■ GIVEN INFORMATION ■
>> start

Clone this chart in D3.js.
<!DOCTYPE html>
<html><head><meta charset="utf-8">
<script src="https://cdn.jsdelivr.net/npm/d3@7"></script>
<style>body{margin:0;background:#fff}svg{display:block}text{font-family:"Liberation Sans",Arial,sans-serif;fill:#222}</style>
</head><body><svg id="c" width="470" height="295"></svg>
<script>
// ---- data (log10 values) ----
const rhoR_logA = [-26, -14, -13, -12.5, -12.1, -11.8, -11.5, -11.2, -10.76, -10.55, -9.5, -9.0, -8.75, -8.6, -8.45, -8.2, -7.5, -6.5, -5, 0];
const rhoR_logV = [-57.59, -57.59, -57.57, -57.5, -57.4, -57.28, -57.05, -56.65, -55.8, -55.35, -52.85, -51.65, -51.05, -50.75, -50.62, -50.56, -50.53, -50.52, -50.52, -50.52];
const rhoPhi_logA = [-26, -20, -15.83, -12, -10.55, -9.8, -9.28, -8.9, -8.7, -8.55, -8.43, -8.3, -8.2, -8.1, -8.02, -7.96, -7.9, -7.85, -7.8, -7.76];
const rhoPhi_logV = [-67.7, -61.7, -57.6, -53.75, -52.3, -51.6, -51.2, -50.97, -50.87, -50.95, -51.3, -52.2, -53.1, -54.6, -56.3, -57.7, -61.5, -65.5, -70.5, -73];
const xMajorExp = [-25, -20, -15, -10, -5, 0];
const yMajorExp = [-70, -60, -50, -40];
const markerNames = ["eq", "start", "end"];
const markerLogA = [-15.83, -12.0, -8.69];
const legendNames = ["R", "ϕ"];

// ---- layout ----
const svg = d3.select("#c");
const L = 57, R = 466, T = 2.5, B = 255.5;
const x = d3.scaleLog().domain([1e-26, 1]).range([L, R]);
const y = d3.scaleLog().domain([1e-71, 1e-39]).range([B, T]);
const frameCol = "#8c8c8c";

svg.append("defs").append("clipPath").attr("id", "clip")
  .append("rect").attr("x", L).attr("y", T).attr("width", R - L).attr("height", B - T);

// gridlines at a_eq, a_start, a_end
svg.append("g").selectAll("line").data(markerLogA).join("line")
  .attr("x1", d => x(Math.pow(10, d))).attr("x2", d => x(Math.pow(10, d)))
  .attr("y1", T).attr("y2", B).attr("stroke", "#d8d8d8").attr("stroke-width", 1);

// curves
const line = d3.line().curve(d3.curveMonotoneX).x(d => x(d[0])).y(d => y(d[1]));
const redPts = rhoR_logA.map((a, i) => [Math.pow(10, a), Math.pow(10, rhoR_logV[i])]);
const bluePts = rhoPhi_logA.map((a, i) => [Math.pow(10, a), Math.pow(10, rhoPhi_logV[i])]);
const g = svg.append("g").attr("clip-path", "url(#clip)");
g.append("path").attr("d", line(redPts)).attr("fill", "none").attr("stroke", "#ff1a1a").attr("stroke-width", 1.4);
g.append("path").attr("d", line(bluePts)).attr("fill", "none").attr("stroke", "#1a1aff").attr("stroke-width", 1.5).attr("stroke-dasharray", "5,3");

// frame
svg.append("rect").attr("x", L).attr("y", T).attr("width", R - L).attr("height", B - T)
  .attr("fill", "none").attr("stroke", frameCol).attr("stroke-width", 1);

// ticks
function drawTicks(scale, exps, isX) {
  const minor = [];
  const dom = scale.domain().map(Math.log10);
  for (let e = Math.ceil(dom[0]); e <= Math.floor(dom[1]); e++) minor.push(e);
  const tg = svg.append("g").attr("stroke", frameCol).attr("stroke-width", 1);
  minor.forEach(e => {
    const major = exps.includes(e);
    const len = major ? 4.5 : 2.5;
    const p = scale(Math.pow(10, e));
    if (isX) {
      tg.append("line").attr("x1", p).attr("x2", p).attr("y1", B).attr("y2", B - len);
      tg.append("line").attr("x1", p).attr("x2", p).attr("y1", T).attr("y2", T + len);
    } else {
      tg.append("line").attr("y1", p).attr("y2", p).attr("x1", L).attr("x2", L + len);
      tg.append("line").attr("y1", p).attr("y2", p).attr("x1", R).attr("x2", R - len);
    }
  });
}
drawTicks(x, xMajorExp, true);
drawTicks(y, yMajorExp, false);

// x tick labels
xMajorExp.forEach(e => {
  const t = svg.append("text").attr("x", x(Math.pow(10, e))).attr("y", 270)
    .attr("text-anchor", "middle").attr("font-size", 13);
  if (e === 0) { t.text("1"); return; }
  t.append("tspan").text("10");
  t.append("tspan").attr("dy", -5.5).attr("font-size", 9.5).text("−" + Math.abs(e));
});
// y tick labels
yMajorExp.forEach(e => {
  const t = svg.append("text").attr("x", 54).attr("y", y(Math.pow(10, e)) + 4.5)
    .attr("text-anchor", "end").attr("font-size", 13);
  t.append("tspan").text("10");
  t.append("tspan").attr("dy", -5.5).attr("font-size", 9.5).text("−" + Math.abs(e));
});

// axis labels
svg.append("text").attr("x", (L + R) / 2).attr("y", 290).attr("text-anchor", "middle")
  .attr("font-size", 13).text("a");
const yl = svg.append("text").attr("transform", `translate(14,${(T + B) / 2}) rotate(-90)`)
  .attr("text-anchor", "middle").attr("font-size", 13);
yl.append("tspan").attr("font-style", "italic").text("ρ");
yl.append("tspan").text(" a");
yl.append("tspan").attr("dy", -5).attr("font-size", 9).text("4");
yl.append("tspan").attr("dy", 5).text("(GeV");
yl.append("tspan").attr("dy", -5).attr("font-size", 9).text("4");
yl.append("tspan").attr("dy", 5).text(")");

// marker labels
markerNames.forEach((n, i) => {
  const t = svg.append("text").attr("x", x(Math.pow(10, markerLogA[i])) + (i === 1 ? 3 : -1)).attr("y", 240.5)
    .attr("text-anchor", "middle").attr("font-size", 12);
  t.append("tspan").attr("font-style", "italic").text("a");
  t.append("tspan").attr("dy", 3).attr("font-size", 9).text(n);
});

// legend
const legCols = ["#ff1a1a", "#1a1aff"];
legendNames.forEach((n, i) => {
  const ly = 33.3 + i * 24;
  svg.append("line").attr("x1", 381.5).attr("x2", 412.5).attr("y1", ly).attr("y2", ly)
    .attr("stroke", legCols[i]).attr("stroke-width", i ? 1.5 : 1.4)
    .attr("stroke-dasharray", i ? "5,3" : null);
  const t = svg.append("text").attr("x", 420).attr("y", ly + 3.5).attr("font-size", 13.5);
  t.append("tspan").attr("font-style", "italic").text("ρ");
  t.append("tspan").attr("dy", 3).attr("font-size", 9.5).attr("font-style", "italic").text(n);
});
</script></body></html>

>> end

■ TASK ■
The lines above should be duplicated exactly.

■ SOLUTION TO THIS PROBLEM ■
Clone this chart in D3.js.
<!DOCTYPE html>
<html><head><meta charset="utf-8">
<script src="https://cdn.jsdelivr.net/npm/d3@7"></script>
<style>body{margin:0;background:#fff}svg{display:block}text{font-family:"Liberation Sans",Arial,sans-serif;fill:#222}</style>
</head><body><svg id="c" width="470" height="295"></svg>
<script>
// ---- data (log10 values) ----
const rhoR_logA = [-26, -14, -13, -12.5, -12.1, -11.8, -11.5, -11.2, -10.76, -10.55, -9.5, -9.0, -8.75, -8.6, -8.45, -8.2, -7.5, -6.5, -5, 0];
const rhoR_logV = [-57.59, -57.59, -57.57, -57.5, -57.4, -57.28, -57.05, -56.65, -55.8, -55.35, -52.85, -51.65, -51.05, -50.75, -50.62, -50.56, -50.53, -50.52, -50.52, -50.52];
const rhoPhi_logA = [-26, -20, -15.83, -12, -10.55, -9.8, -9.28, -8.9, -8.7, -8.55, -8.43, -8.3, -8.2, -8.1, -8.02, -7.96, -7.9, -7.85, -7.8, -7.76];
const rhoPhi_logV = [-67.7, -61.7, -57.6, -53.75, -52.3, -51.6, -51.2, -50.97, -50.87, -50.95, -51.3, -52.2, -53.1, -54.6, -56.3, -57.7, -61.5, -65.5, -70.5, -73];
const xMajorExp = [-25, -20, -15, -10, -5, 0];
const yMajorExp = [-70, -60, -50, -40];
const markerNames = ["eq", "start", "end"];
const markerLogA = [-15.83, -12.0, -8.69];
const legendNames = ["R", "ϕ"];

// ---- layout ----
const svg = d3.select("#c");
const L = 57, R = 466, T = 2.5, B = 255.5;
const x = d3.scaleLog().domain([1e-26, 1]).range([L, R]);
const y = d3.scaleLog().domain([1e-71, 1e-39]).range([B, T]);
const frameCol = "#8c8c8c";

svg.append("defs").append("clipPath").attr("id", "clip")
  .append("rect").attr("x", L).attr("y", T).attr("width", R - L).attr("height", B - T);

// gridlines at a_eq, a_start, a_end
svg.append("g").selectAll("line").data(markerLogA).join("line")
  .attr("x1", d => x(Math.pow(10, d))).attr("x2", d => x(Math.pow(10, d)))
  .attr("y1", T).attr("y2", B).attr("stroke", "#d8d8d8").attr("stroke-width", 1);

// curves
const line = d3.line().curve(d3.curveMonotoneX).x(d => x(d[0])).y(d => y(d[1]));
const redPts = rhoR_logA.map((a, i) => [Math.pow(10, a), Math.pow(10, rhoR_logV[i])]);
const bluePts = rhoPhi_logA.map((a, i) => [Math.pow(10, a), Math.pow(10, rhoPhi_logV[i])]);
const g = svg.append("g").attr("clip-path", "url(#clip)");
g.append("path").attr("d", line(redPts)).attr("fill", "none").attr("stroke", "#ff1a1a").attr("stroke-width", 1.4);
g.append("path").attr("d", line(bluePts)).attr("fill", "none").attr("stroke", "#1a1aff").attr("stroke-width", 1.5).attr("stroke-dasharray", "5,3");

// frame
svg.append("rect").attr("x", L).attr("y", T).attr("width", R - L).attr("height", B - T)
  .attr("fill", "none").attr("stroke", frameCol).attr("stroke-width", 1);

// ticks
function drawTicks(scale, exps, isX) {
  const minor = [];
  const dom = scale.domain().map(Math.log10);
  for (let e = Math.ceil(dom[0]); e <= Math.floor(dom[1]); e++) minor.push(e);
  const tg = svg.append("g").attr("stroke", frameCol).attr("stroke-width", 1);
  minor.forEach(e => {
    const major = exps.includes(e);
    const len = major ? 4.5 : 2.5;
    const p = scale(Math.pow(10, e));
    if (isX) {
      tg.append("line").attr("x1", p).attr("x2", p).attr("y1", B).attr("y2", B - len);
      tg.append("line").attr("x1", p).attr("x2", p).attr("y1", T).attr("y2", T + len);
    } else {
      tg.append("line").attr("y1", p).attr("y2", p).attr("x1", L).attr("x2", L + len);
      tg.append("line").attr("y1", p).attr("y2", p).attr("x1", R).attr("x2", R - len);
    }
  });
}
drawTicks(x, xMajorExp, true);
drawTicks(y, yMajorExp, false);

// x tick labels
xMajorExp.forEach(e => {
  const t = svg.append("text").attr("x", x(Math.pow(10, e))).attr("y", 270)
    .attr("text-anchor", "middle").attr("font-size", 13);
  if (e === 0) { t.text("1"); return; }
  t.append("tspan").text("10");
  t.append("tspan").attr("dy", -5.5).attr("font-size", 9.5).text("−" + Math.abs(e));
});
// y tick labels
yMajorExp.forEach(e => {
  const t = svg.append("text").attr("x", 54).attr("y", y(Math.pow(10, e)) + 4.5)
    .attr("text-anchor", "end").attr("font-size", 13);
  t.append("tspan").text("10");
  t.append("tspan").attr("dy", -5.5).attr("font-size", 9.5).text("−" + Math.abs(e));
});

// axis labels
svg.append("text").attr("x", (L + R) / 2).attr("y", 290).attr("text-anchor", "middle")
  .attr("font-size", 13).text("a");
const yl = svg.append("text").attr("transform", `translate(14,${(T + B) / 2}) rotate(-90)`)
  .attr("text-anchor", "middle").attr("font-size", 13);
yl.append("tspan").attr("font-style", "italic").text("ρ");
yl.append("tspan").text(" a");
yl.append("tspan").attr("dy", -5).attr("font-size", 9).text("4");
yl.append("tspan").attr("dy", 5).text("(GeV");
yl.append("tspan").attr("dy", -5).attr("font-size", 9).text("4");
yl.append("tspan").attr("dy", 5).text(")");

// marker labels
markerNames.forEach((n, i) => {
  const t = svg.append("text").attr("x", x(Math.pow(10, markerLogA[i])) + (i === 1 ? 3 : -1)).attr("y", 240.5)
    .attr("text-anchor", "middle").attr("font-size", 12);
  t.append("tspan").attr("font-style", "italic").text("a");
  t.append("tspan").attr("dy", 3).attr("font-size", 9).text(n);
});

// legend
const legCols = ["#ff1a1a", "#1a1aff"];
legendNames.forEach((n, i) => {
  const ly = 33.3 + i * 24;
  svg.append("line").attr("x1", 381.5).attr("x2", 412.5).attr("y1", ly).attr("y2", ly)
    .attr("stroke", legCols[i]).attr("stroke-width", i ? 1.5 : 1.4)
    .attr("stroke-dasharray", i ? "5,3" : null);
  const t = svg.append("text").attr("x", 420).attr("y", ly + 3.5).attr("font-size", 13.5);
  t.append("tspan").attr("font-style", "italic").text("ρ");
  t.append("tspan").attr("dy", 3).attr("font-size", 9.5).attr("font-style", "italic").text(n);
});
</script></body></html>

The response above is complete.